IPv6 firewall, multiple subnets
We have 170 vlans and subnets on our intranet. Increasing number of users need us to open access from internet to intranet. So we are running out of ipv4 addresses and maintaining nat is becoming very time consuming. We have to therefore move our intranet to ipv6 in order to get rid of nat and get more public addresses.
How do you configure firewall for ipv6? We need as a basic rule to block all traffic between all vlans and from internet and give access to internet for everyone on our intranet. Rest of the rules are exceptions to this.
In ipv4 world it was just two lines in floating Rules:
-allow traffic from rfc1918 to everywhere except rfc1918
-block the rest.
How do you separate intranet from internet in ipv6 world? What rules should I use? Can I refer to Prefixes?
We have dhcp6 working and static ipv6 address space from our ISP, our backup internet connection has dynamic ipv6 and dhcp6.
The only way I have found this might work is to make floating rules that block traffic from everywhere to each vlan. However that would mean 170 lines on our firewall, quite a hassle to maintain.

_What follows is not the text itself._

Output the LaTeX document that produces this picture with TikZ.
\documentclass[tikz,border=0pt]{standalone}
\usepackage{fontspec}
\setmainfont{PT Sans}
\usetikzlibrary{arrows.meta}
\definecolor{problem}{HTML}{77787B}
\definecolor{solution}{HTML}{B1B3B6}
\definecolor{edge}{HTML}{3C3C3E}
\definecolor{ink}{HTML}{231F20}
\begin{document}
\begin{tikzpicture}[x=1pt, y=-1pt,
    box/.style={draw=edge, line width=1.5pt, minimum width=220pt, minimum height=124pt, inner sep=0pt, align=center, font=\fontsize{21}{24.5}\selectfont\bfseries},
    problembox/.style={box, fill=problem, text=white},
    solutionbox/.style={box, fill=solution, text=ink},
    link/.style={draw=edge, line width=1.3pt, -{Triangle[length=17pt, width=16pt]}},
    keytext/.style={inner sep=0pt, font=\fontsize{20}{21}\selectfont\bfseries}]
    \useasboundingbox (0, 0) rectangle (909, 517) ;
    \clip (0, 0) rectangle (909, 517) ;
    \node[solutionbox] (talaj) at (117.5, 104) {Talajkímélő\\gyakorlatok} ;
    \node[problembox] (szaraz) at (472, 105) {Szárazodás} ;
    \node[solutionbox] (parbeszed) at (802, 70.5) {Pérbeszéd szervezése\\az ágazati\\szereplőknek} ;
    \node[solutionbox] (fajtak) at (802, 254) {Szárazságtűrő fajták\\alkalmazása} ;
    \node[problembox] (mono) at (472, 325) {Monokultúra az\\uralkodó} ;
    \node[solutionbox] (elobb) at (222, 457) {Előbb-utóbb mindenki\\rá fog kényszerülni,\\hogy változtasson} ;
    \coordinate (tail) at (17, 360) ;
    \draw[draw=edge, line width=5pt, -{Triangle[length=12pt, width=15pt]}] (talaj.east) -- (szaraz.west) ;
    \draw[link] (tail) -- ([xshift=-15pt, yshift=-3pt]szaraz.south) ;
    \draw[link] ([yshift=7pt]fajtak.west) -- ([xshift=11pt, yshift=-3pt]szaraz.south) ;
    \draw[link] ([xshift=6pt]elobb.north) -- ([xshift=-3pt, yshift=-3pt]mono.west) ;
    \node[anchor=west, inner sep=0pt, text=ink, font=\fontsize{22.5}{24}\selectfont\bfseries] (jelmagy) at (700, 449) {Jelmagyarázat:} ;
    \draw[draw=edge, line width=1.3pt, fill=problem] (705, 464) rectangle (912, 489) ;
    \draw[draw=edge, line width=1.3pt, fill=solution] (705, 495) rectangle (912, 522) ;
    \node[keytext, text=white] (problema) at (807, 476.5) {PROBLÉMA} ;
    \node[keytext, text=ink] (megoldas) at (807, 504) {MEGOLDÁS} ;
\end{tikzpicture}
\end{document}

Have not found discussion on this forum or elsewhere discussing this. Would really appreciate if someone could point me to the right direction. I feel I am missing something essential. This should not be this difficult, right? I have experience in home ipv6, but this is the first ipv6 production for me.

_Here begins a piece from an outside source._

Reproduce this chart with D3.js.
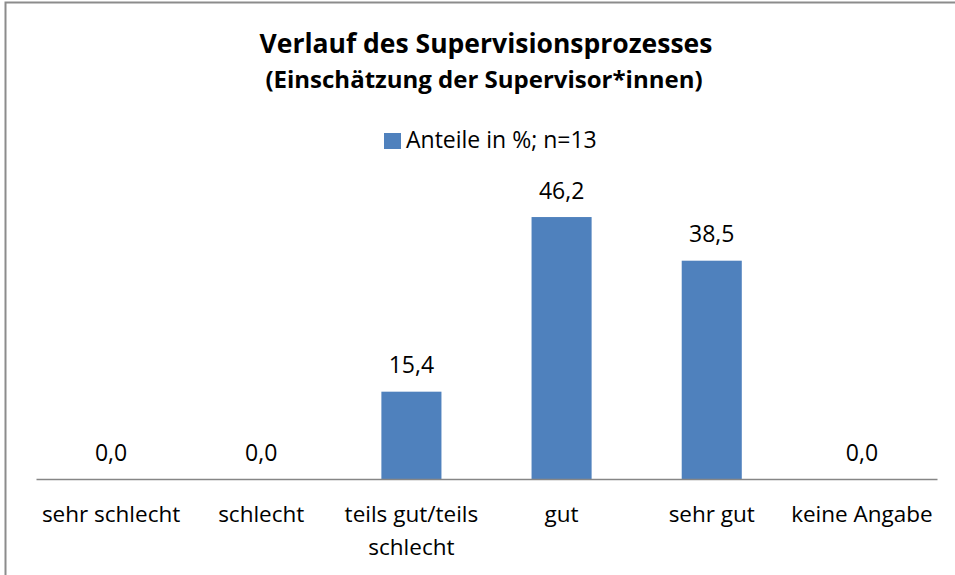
<!DOCTYPE html>
<html>
<head>
<meta charset="utf-8">
<script src="https://cdn.jsdelivr.net/npm/d3@7"></script>
<style>
  body { margin: 0; background: #fff; }
  svg { display: block; }
  text { font-family: "Open Sans", "Noto Sans", sans-serif; fill: #000; }
</style>
</head>
<body>
<svg id="chart" width="955" height="575"></svg>
<script>
// data
var categories = ["sehr schlecht", "schlecht", "teils gut/teils schlecht", "gut", "sehr gut", "keine Angabe"];
var values = [0.0, 0.0, 15.4, 46.2, 38.5, 0.0];
var seriesName = "Anteile in %; n=13";
var titleLines = ["Verlauf des Supervisionsprozesses", "(Einschätzung der Supervisor*innen)"];

var svg = d3.select("#chart");
var W = 955, H = 575;

// outer frame (right/bottom edges fall outside the picture)
svg.append("rect")
   .attr("x", 5.5).attr("y", 2.5)
   .attr("width", W + 10).attr("height", H + 10)
   .attr("fill", "#fff")
   .attr("stroke", "#8c8c8c")
   .attr("stroke-width", 2);

var plot = {left: 36, right: 937, top: 195.5, bottom: 479};

var x = d3.scaleBand()
          .domain(categories)
          .range([plot.left, plot.right])
          .paddingInner(0.6)
          .paddingOuter(0.3);

var y = d3.scaleLinear()
          .domain([0, 50])
          .range([plot.bottom, plot.top]);

// title
svg.append("text")
   .attr("x", 486).attr("y", 53)
   .attr("text-anchor", "middle")
   .style("font-weight", "bold").style("font-size", "26.5px")
   .text(titleLines[0]);
svg.append("text")
   .attr("x", 484).attr("y", 88)
   .attr("text-anchor", "middle")
   .style("font-weight", "bold").style("font-size", "24px")
   .text(titleLines[1]);

// legend
var legend = svg.append("g").attr("transform", "translate(384,133)");
legend.append("rect").attr("width", 17).attr("height", 16).attr("fill", "#4f81bd");
legend.append("text").attr("x", 22).attr("y", 15)
      .style("font-size", "23px")
      .text(seriesName);

// bars
svg.selectAll("rect.bar")
   .data(values)
   .enter().append("rect")
   .attr("class", "bar")
   .attr("x", function(d, i) { return x(categories[i]); })
   .attr("width", x.bandwidth())
   .attr("y", function(d) { return y(d); })
   .attr("height", function(d) { return y(0) - y(d); })
   .attr("fill", "#4f81bd");

// value labels
svg.selectAll("text.val")
   .data(values)
   .enter().append("text")
   .attr("class", "val")
   .attr("x", function(d, i) { return x(categories[i]) + x.bandwidth() / 2; })
   .attr("y", function(d) { return y(d) - 18.5; })
   .attr("text-anchor", "middle")
   .style("font-size", "23px")
   .text(function(d) { return d3.format(".1f")(d).replace(".", ","); });

// x axis
var xAxis = svg.append("g")
   .attr("transform", "translate(0," + plot.bottom + ")")
   .call(d3.axisBottom(x).tickSize(0).tickPadding(0).tickFormat(""));
xAxis.select(".domain").attr("stroke", "#868686").attr("stroke-width", 1.5);

// category labels, wrapped like the original
var labelLines = {
  "teils gut/teils schlecht": ["teils gut/teils", "schlecht"]
};
categories.forEach(function(c) {
  var lines = labelLines[c] || [c];
  var t = svg.append("text")
     .attr("text-anchor", "middle")
     .style("font-size", "22.5px");
  lines.forEach(function(l, k) {
    t.append("tspan")
     .attr("x", x(c) + x.bandwidth() / 2)
     .attr("y", 522 + k * 33)
     .text(l);
  });
});
</script>
</body>
</html>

You would do it exactly like you do with IPv4, but using IPv6.
In IPv6 you generally will have a routed prefix. You would use that instead of RFC1918.
You are routed this prefix:
On VLAN 100-103 you would:
Pass anything to any local assets they need, like DNS servers
Reject anything to This Firewall
Reject anything to 2001:db8:4b56::/48 (and possibly more if you are using any ULA addresses locally, etc.)
Pass anything to any
It can be beneficial to use an alias for the block destination. You could add 2001:db8:4b56::/48, fc00::/7, etc to it.
Yes, there is added responsibility to identify local addresses that need protection without the perceived convenience of just blocking RFC1918. But this responsibility is no different than having routed, public subnets in IPv4.
If you are careful in your planning, such as setting all VLANs to use the same DNS server addresses, you might even be able to get away with defining an interface group and using one set of rules for them all.